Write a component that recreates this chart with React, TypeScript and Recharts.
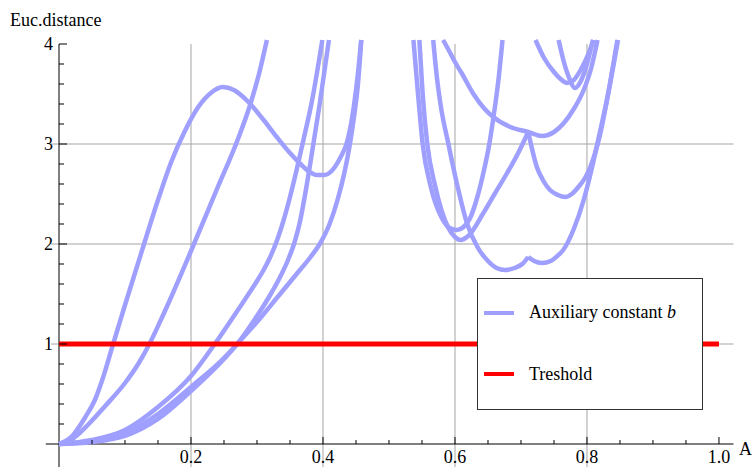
import { LineChart, Line, XAxis, YAxis, ReferenceLine, Legend } from "recharts";

// tick lists (major ticks carry a label, the rest are minor marks)
const xTicks = [0.05, 0.1, 0.15, 0.2, 0.25, 0.3, 0.35, 0.4, 0.45, 0.5, 0.55, 0.6, 0.65, 0.7, 0.75, 0.8, 0.85, 0.9, 0.95, 1.0];
const xMajor = [0.2, 0.4, 0.6, 0.8, 1.0];
const yTicks = [0.2, 0.4, 0.6, 0.8, 1, 1.2, 1.4, 1.6, 1.8, 2, 2.2, 2.4, 2.6, 2.8, 3, 3.2, 3.4, 3.6, 3.8, 4];
const yMajor = [1, 2, 3, 4];
const xGrid = [0.2, 0.4, 0.6, 0.8];
const yGrid = [1, 2, 3];

// curves, [x, distance]
const curveA = [[0, 0], [0.02, 0.08], [0.04, 0.27], [0.055, 0.45], [0.065, 0.63], [0.082, 1], [0.1, 1.39], [0.126, 1.94], [0.15, 2.44], [0.17, 2.82], [0.19, 3.12], [0.21, 3.36], [0.23, 3.51], [0.248, 3.57], [0.265, 3.54], [0.287, 3.42], [0.31, 3.24], [0.33, 3.07], [0.35, 2.91], [0.366, 2.8], [0.38, 2.72], [0.391, 2.69], [0.402, 2.69], [0.413, 2.73], [0.426, 2.86], [0.436, 3.01], [0.445, 3.3], [0.452, 3.65], [0.458, 4.04]];
const curveB = [[0, 0], [0.02, 0.05], [0.045, 0.2], [0.07, 0.38], [0.1, 0.61], [0.12, 0.8], [0.137, 1], [0.155, 1.25], [0.17, 1.47], [0.2, 1.93], [0.24, 2.56], [0.27, 3.03], [0.29, 3.4], [0.303, 3.7], [0.315, 4.04]];
const curveC = [[0, 0], [0.05, 0.04], [0.1, 0.14], [0.15, 0.37], [0.2, 0.68], [0.236, 1], [0.27, 1.33], [0.3, 1.63], [0.31, 1.74], [0.32, 1.87], [0.33, 2.03], [0.34, 2.23], [0.35, 2.47], [0.36, 2.74], [0.37, 3.03], [0.383, 3.42], [0.399, 4.04]];
const curveD = [[0, 0], [0.05, 0.03], [0.1, 0.11], [0.15, 0.3], [0.2, 0.57], [0.25, 0.86], [0.27, 1], [0.3, 1.28], [0.32, 1.49], [0.335, 1.67], [0.347, 1.84], [0.357, 2.02], [0.365, 2.22], [0.373, 2.5], [0.383, 2.9], [0.395, 3.4], [0.409, 4.04]];
const curveE = [[0, 0], [0.05, 0.02], [0.1, 0.08], [0.15, 0.25], [0.2, 0.53], [0.25, 0.85], [0.27, 1], [0.3, 1.22], [0.33, 1.46], [0.36, 1.7], [0.38, 1.86], [0.395, 2], [0.41, 2.2], [0.422, 2.44], [0.432, 2.7], [0.44, 2.97], [0.447, 3.27], [0.453, 3.6], [0.458, 4.04]];
const curveF = [[0.537, 4.04], [0.544, 3.5], [0.551, 3], [0.563, 2.58], [0.58, 2.26], [0.592, 2.16], [0.603, 2.14], [0.613, 2.17], [0.623, 2.26], [0.633, 2.45], [0.643, 2.71], [0.652, 3], [0.659, 3.3], [0.666, 3.65], [0.672, 4.04]];
const curveG1 = [[0.546, 4.04], [0.551, 3.5], [0.558, 3], [0.57, 2.58], [0.59, 2.16], [0.6, 2.07], [0.608, 2.04], [0.62, 2.08], [0.643, 2.31], [0.66, 2.5], [0.679, 2.71], [0.695, 2.9], [0.711, 3.12]];
const curveG2 = [[0.711, 3.12], [0.724, 2.77], [0.734, 2.63], [0.744, 2.54], [0.756, 2.49], [0.767, 2.47], [0.777, 2.5], [0.787, 2.57], [0.797, 2.66], [0.805, 2.77], [0.82, 3.1], [0.832, 3.5], [0.846, 4.04]];
const curveI = [[0.582, 4.04], [0.592, 3.92], [0.6, 3.82], [0.61, 3.71], [0.628, 3.5], [0.645, 3.35], [0.658, 3.27], [0.684, 3.17], [0.711, 3.12], [0.732, 3.08], [0.75, 3.12], [0.765, 3.21], [0.78, 3.35], [0.795, 3.54], [0.806, 3.75], [0.816, 4.04]];
const curveJ1 = [[0.567, 4.04], [0.572, 3.7], [0.578, 3.4], [0.59, 3], [0.603, 2.6], [0.618, 2.21], [0.634, 1.97], [0.65, 1.83], [0.663, 1.76], [0.676, 1.74], [0.69, 1.76], [0.702, 1.8], [0.711, 1.87]];
const curveJ2 = [[0.711, 1.87], [0.72, 1.83], [0.732, 1.81], [0.745, 1.83], [0.755, 1.88], [0.764, 1.94], [0.78, 2.15], [0.795, 2.44], [0.806, 2.72], [0.817, 3.04], [0.832, 3.5], [0.847, 4.04]];
const curveK = [[0.722, 4.04], [0.735, 3.86], [0.75, 3.72], [0.76, 3.65], [0.77, 3.61], [0.78, 3.64], [0.792, 3.76], [0.802, 3.9], [0.81, 4.04]];
const curveL = [[0.757, 4.04], [0.765, 3.82], [0.773, 3.66], [0.782, 3.56], [0.79, 3.62], [0.8, 3.8], [0.809, 4.04]];
const threshold = [[0, 1], [1, 1]];

const BLUE = "#9f9fff";
const RED = "#ff0000";
const GRID = "#a5a5a5";
const FONT = "'Liberation Serif', 'Times New Roman', serif";

const toPoints = (pts: number[][]) => pts.map(([x, y]) => ({ x, y }));

const blueCurves = [curveA, curveB, curveC, curveD, curveE, curveF, curveG1, curveG2, curveI, curveJ1, curveJ2, curveK, curveL].map(toPoints);

function XTick({ x, y, payload }: any) {
  const v = payload.value;
  const major = xMajor.includes(v);
  return (
    <g>
      <line x1={x} x2={x} y1={y} y2={y - (major ? 7 : 4)} stroke="#000" />
      {major && (
        <text x={x} y={y + 19} textAnchor="middle" fontFamily={FONT} fontSize={18} fill="#000">
          {v.toFixed(1)}
        </text>
      )}
    </g>
  );
}

function YTick({ x, y, payload }: any) {
  const v = payload.value;
  const major = yMajor.includes(v);
  return (
    <g>
      <line x1={x} x2={x + (major ? 8 : 5)} y1={y} y2={y} stroke="#000" />
      {major && (
        <text x={x - 6} y={y + 6} textAnchor="end" fontFamily={FONT} fontSize={18} fill="#000">
          {v}
        </text>
      )}
    </g>
  );
}

function LegendBox({ payload }: any) {
  const items = (payload || []).filter((p: any) => p.type !== "none");
  return (
    <svg width={226} height={132} style={{ display: "block" }}>
      <rect x={0.5} y={0.5} width={225} height={131} fill="#fff" stroke="#333" />
      {items.map((p: any, i: number) => {
        const name = String(p.value);
        const italic = name.endsWith(" b");
        return (
          <g key={name}>
            <line x1={7} x2={37} y1={35 + i * 61} y2={35 + i * 61} stroke={p.color} strokeWidth={4} />
            <text x={52} y={40 + i * 62} fontFamily={FONT} fontSize={18} fill="#000">
              {italic ? name.slice(0, -1) : name}
              {italic && <tspan fontStyle="italic">b</tspan>}
            </text>
          </g>
        );
      })}
    </svg>
  );
}

export default function App() {
  return (
    <div style={{ position: "absolute", left: 0, top: 0, width: 754, height: 467, background: "#fff" }}>
      <LineChart width={754} height={467} margin={{ top: 40, right: 20.5, bottom: 0, left: 0 }}>
        <XAxis
          type="number"
          dataKey="x"
          domain={[0, 1.022]}
          ticks={xTicks}
          interval={0}
          height={23}
          axisLine={false}
          tickLine={false}
          tickSize={0}
          tickMargin={0}
          tick={XTick}
        />
        <YAxis
          type="number"
          dataKey="y"
          domain={[0, 4.04]}
          ticks={yTicks}
          interval={0}
          width={59}
          axisLine={false}
          tickLine={false}
          tickSize={0}
          tickMargin={0}
          tick={YTick}
        />
        {xGrid.map((g) => (
          <ReferenceLine key={`gx${g}`} segment={[{ x: g, y: -0.3 }, { x: g, y: 4 }]} stroke={GRID} ifOverflow="visible" />
        ))}
        {yGrid.map((g) => (
          <ReferenceLine key={`gy${g}`} segment={[{ x: -0.012, y: g }, { x: 1.022, y: g }]} stroke={GRID} ifOverflow="visible" />
        ))}
        <ReferenceLine segment={[{ x: -0.02, y: 0 }, { x: 1.022, y: 0 }]} stroke="#000" ifOverflow="visible" />
        <ReferenceLine segment={[{ x: 0, y: -0.3 }, { x: 0, y: 4 }]} stroke="#000" ifOverflow="visible" />
        {blueCurves.map((c, i) => (
          <Line
            key={`b${i}`}
            data={c}
            dataKey="y"
            type="monotone"
            stroke={BLUE}
            strokeWidth={4.5}
            dot={false}
            activeDot={false}
            isAnimationActive={false}
            name={i === 0 ? "Auxiliary constant b" : `curve${i}`}
            legendType={i === 0 ? "line" : "none"}
          />
        ))}
        <Line
          data={toPoints(threshold)}
          dataKey="y"
          type="linear"
          stroke={RED}
          strokeWidth={5}
          dot={false}
          activeDot={false}
          isAnimationActive={false}
          name="Treshold"
          legendType="line"
        />
        <Legend
          layout="vertical"
          align="center"
          verticalAlign="middle"
          content={LegendBox}
          wrapperStyle={{ left: 477, top: 278, width: 226, height: 132 }}
        />
      </LineChart>
      <svg width={754} height={467} style={{ position: "absolute", left: 0, top: 0, pointerEvents: "none" }}>
        <text x={10} y={26} fontFamily={FONT} fontSize={18} fill="#000">
          Euc.distance
        </text>
        <text x={739} y={455} fontFamily={FONT} fontSize={18} fill="#000">
          A
        </text>
      </svg>
    </div>
  );
}
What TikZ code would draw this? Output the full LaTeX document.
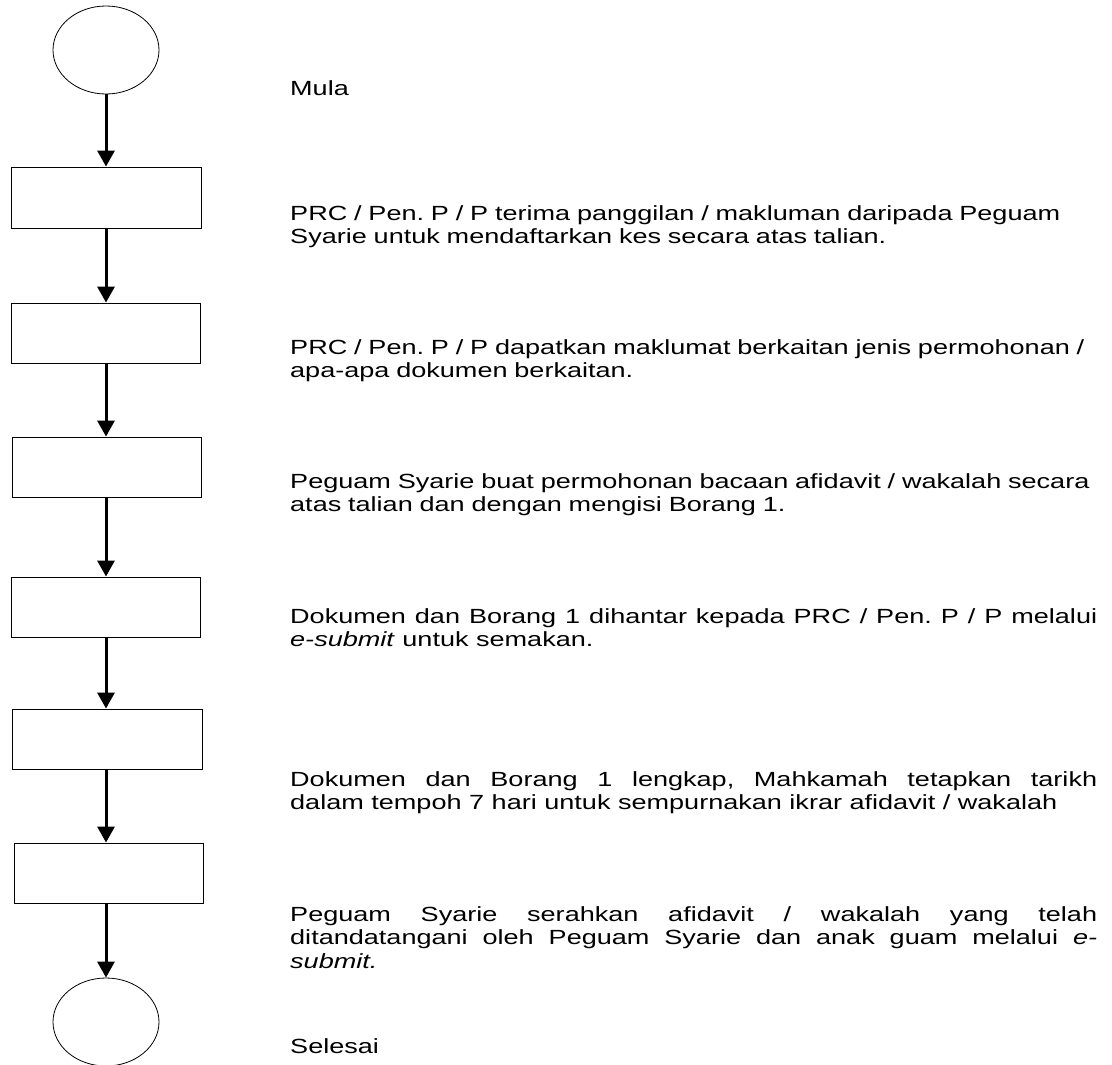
● ● ● ●
* What is needed *
Leave out the pictures, then repeat the listing above exactly from its first line to the line with "const yGrid = [1, 2, 3];", inclusive.

* Written response *
Write a component that recreates this chart with React, TypeScript and Recharts.
import { LineChart, Line, XAxis, YAxis, ReferenceLine, Legend } from "recharts";

// tick lists (major ticks carry a label, the rest are minor marks)
const xTicks = [0.05, 0.1, 0.15, 0.2, 0.25, 0.3, 0.35, 0.4, 0.45, 0.5, 0.55, 0.6, 0.65, 0.7, 0.75, 0.8, 0.85, 0.9, 0.95, 1.0];
const xMajor = [0.2, 0.4, 0.6, 0.8, 1.0];
const yTicks = [0.2, 0.4, 0.6, 0.8, 1, 1.2, 1.4, 1.6, 1.8, 2, 2.2, 2.4, 2.6, 2.8, 3, 3.2, 3.4, 3.6, 3.8, 4];
const yMajor = [1, 2, 3, 4];
const xGrid = [0.2, 0.4, 0.6, 0.8];
const yGrid = [1, 2, 3];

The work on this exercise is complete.